Inducement Awards. Executive shall receive inducements awards as follows (i) an award of five hundred thousand (500,000) Restricted Stock Units to be granted on the Effective Date that shall vest 1/3 annually on the anniversary date of the grant over a period of three years and shall be otherwise subject to the terms and conditions of the Rite Aid Corporation 2014 Omnibus Equity Plan; and (ii) seven hundred fifty thousand dollars ($750,000.00) payable net of tax withholding within the ten (10) days of the Effective Date subject to repayment to the Company by Executive in full, during the twelve (12) month period of time beginning with the Effective Date of this Agreement, should Executive be terminated by the Company for Cause or should Executive resign without Good Reason. Any repayment required hereunder shall be paid in full within sixty days after Executive’s termination of employment by the Company for Cause or by Executive without Good Reason (the “Repayment Deadline”).
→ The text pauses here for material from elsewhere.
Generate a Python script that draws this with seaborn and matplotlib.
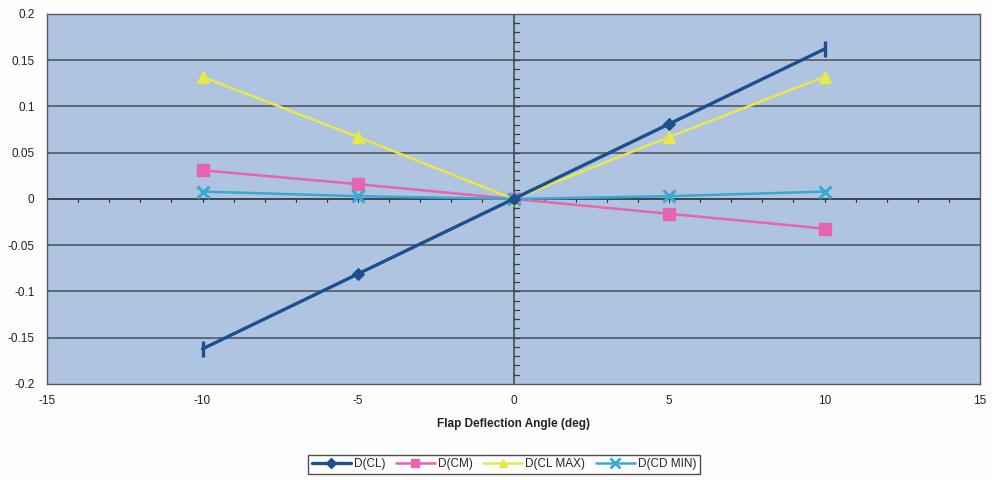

If Executive does not make the required repayment in full by the Repayment Deadline, then the Company may, in its sole discretion, either (a) offset any other amounts payable to Executive by the Company or any of its Affiliates in satisfaction of the repayment or (b) cause Executive to forfeit (or otherwise recoup) any equity interests that the Executive holds in respect of the Company or any of its Affiliates, in each case subject to applicable law.